— start of PROVIDED MATERIAL —
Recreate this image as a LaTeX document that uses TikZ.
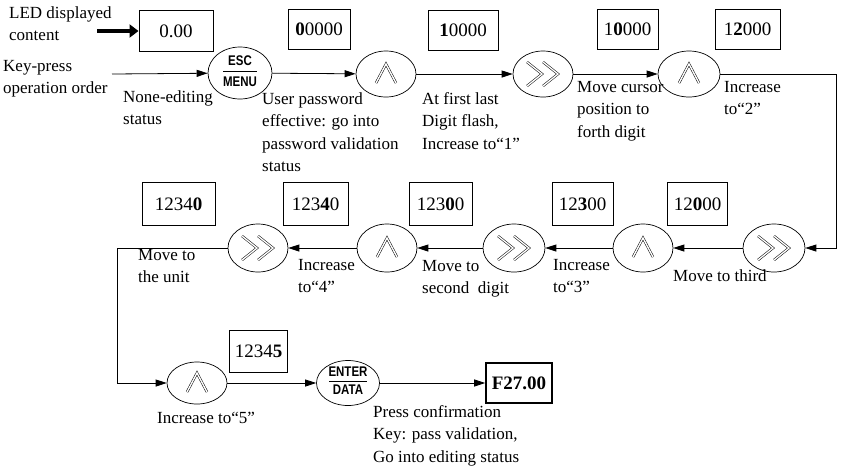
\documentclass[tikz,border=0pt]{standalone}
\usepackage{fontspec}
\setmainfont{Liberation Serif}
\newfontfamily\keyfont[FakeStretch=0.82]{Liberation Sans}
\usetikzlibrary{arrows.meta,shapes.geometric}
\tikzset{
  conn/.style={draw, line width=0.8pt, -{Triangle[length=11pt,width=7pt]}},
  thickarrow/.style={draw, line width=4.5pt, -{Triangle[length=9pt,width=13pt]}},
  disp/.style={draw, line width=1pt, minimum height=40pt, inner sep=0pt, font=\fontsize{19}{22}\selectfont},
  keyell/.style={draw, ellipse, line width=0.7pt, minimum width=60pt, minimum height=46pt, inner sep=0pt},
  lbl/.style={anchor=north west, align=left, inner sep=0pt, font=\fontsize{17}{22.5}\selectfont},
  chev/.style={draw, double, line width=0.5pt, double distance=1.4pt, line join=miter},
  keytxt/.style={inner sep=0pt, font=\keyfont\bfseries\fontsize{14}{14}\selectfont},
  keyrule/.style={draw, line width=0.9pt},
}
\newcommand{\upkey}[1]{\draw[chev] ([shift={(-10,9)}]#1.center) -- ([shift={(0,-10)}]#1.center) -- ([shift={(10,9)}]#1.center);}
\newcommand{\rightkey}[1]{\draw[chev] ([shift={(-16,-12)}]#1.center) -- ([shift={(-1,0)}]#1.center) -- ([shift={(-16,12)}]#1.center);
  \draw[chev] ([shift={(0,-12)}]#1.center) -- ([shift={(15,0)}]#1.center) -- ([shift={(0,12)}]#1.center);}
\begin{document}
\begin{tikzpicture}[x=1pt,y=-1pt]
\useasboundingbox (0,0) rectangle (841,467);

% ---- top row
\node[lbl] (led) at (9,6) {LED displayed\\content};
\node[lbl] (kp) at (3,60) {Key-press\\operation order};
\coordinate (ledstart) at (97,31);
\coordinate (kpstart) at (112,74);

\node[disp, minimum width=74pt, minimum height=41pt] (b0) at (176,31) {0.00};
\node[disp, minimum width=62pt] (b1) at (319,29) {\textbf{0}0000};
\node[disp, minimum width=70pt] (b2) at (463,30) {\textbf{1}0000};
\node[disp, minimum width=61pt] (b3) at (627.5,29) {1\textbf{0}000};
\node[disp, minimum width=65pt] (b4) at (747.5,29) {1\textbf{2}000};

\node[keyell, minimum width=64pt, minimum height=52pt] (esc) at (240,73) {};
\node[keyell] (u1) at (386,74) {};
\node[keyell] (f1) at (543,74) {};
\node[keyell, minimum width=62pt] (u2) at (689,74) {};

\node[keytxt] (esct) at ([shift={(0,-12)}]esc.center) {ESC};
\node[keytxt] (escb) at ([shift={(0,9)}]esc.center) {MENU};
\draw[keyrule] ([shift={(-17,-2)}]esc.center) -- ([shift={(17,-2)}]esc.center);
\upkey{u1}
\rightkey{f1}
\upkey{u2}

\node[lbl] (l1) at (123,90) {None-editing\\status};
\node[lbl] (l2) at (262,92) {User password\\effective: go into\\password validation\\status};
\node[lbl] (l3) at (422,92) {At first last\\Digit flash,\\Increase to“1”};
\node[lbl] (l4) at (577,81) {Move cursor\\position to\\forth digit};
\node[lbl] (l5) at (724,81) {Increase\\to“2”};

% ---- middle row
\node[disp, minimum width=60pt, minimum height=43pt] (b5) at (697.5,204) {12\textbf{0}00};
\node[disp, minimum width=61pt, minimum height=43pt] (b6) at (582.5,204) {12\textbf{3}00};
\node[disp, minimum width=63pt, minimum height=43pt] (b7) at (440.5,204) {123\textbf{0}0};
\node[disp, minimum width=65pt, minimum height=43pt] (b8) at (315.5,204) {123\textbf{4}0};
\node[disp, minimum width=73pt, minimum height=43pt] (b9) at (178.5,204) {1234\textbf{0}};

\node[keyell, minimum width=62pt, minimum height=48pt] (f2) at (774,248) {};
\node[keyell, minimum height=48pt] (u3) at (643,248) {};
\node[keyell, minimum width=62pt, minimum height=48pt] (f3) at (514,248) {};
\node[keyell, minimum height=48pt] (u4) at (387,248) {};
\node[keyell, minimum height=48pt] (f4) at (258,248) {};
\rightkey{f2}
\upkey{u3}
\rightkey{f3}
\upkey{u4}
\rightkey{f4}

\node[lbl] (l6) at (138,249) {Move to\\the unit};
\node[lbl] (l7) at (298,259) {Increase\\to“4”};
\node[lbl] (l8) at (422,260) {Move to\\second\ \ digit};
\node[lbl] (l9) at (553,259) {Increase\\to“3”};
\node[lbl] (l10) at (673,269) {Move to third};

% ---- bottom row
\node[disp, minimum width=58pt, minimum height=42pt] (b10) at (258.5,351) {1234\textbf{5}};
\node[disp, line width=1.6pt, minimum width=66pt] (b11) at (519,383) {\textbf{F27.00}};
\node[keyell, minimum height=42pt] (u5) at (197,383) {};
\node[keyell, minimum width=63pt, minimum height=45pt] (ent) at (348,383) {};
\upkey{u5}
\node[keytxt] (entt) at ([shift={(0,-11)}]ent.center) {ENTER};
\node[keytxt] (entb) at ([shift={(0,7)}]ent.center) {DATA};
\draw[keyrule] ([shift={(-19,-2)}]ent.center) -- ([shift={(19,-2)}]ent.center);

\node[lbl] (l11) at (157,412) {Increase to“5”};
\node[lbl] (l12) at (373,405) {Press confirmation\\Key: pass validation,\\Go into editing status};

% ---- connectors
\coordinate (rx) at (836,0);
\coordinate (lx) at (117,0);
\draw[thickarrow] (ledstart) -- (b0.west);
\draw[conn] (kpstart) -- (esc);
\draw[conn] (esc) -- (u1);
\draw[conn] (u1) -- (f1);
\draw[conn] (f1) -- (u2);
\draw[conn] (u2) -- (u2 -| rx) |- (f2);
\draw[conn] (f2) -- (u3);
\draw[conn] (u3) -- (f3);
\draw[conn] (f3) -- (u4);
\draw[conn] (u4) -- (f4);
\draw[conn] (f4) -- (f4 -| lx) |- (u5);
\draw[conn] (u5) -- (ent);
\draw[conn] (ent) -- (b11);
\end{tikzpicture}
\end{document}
— end of PROVIDED MATERIAL —
» **WORK TO BE COMPLETED**: In the data above, please extract the lines from the first one through the line with "(kpstart) at (112,74);", exactly, and keep pictures out.

» **SOLUTION**:
Recreate this image as a LaTeX document that uses TikZ.
\documentclass[tikz,border=0pt]{standalone}
\usepackage{fontspec}
\setmainfont{Liberation Serif}
\newfontfamily\keyfont[FakeStretch=0.82]{Liberation Sans}
\usetikzlibrary{arrows.meta,shapes.geometric}
\tikzset{
  conn/.style={draw, line width=0.8pt, -{Triangle[length=11pt,width=7pt]}},
  thickarrow/.style={draw, line width=4.5pt, -{Triangle[length=9pt,width=13pt]}},
  disp/.style={draw, line width=1pt, minimum height=40pt, inner sep=0pt, font=\fontsize{19}{22}\selectfont},
  keyell/.style={draw, ellipse, line width=0.7pt, minimum width=60pt, minimum height=46pt, inner sep=0pt},
  lbl/.style={anchor=north west, align=left, inner sep=0pt, font=\fontsize{17}{22.5}\selectfont},
  chev/.style={draw, double, line width=0.5pt, double distance=1.4pt, line join=miter},
  keytxt/.style={inner sep=0pt, font=\keyfont\bfseries\fontsize{14}{14}\selectfont},
  keyrule/.style={draw, line width=0.9pt},
}
\newcommand{\upkey}[1]{\draw[chev] ([shift={(-10,9)}]#1.center) -- ([shift={(0,-10)}]#1.center) -- ([shift={(10,9)}]#1.center);}
\newcommand{\rightkey}[1]{\draw[chev] ([shift={(-16,-12)}]#1.center) -- ([shift={(-1,0)}]#1.center) -- ([shift={(-16,12)}]#1.center);
  \draw[chev] ([shift={(0,-12)}]#1.center) -- ([shift={(15,0)}]#1.center) -- ([shift={(0,12)}]#1.center);}
\begin{document}
\begin{tikzpicture}[x=1pt,y=-1pt]
\useasboundingbox (0,0) rectangle (841,467);

% ---- top row
\node[lbl] (led) at (9,6) {LED displayed\\content};
\node[lbl] (kp) at (3,60) {Key-press\\operation order};
\coordinate (ledstart) at (97,31);
\coordinate (kpstart) at (112,74);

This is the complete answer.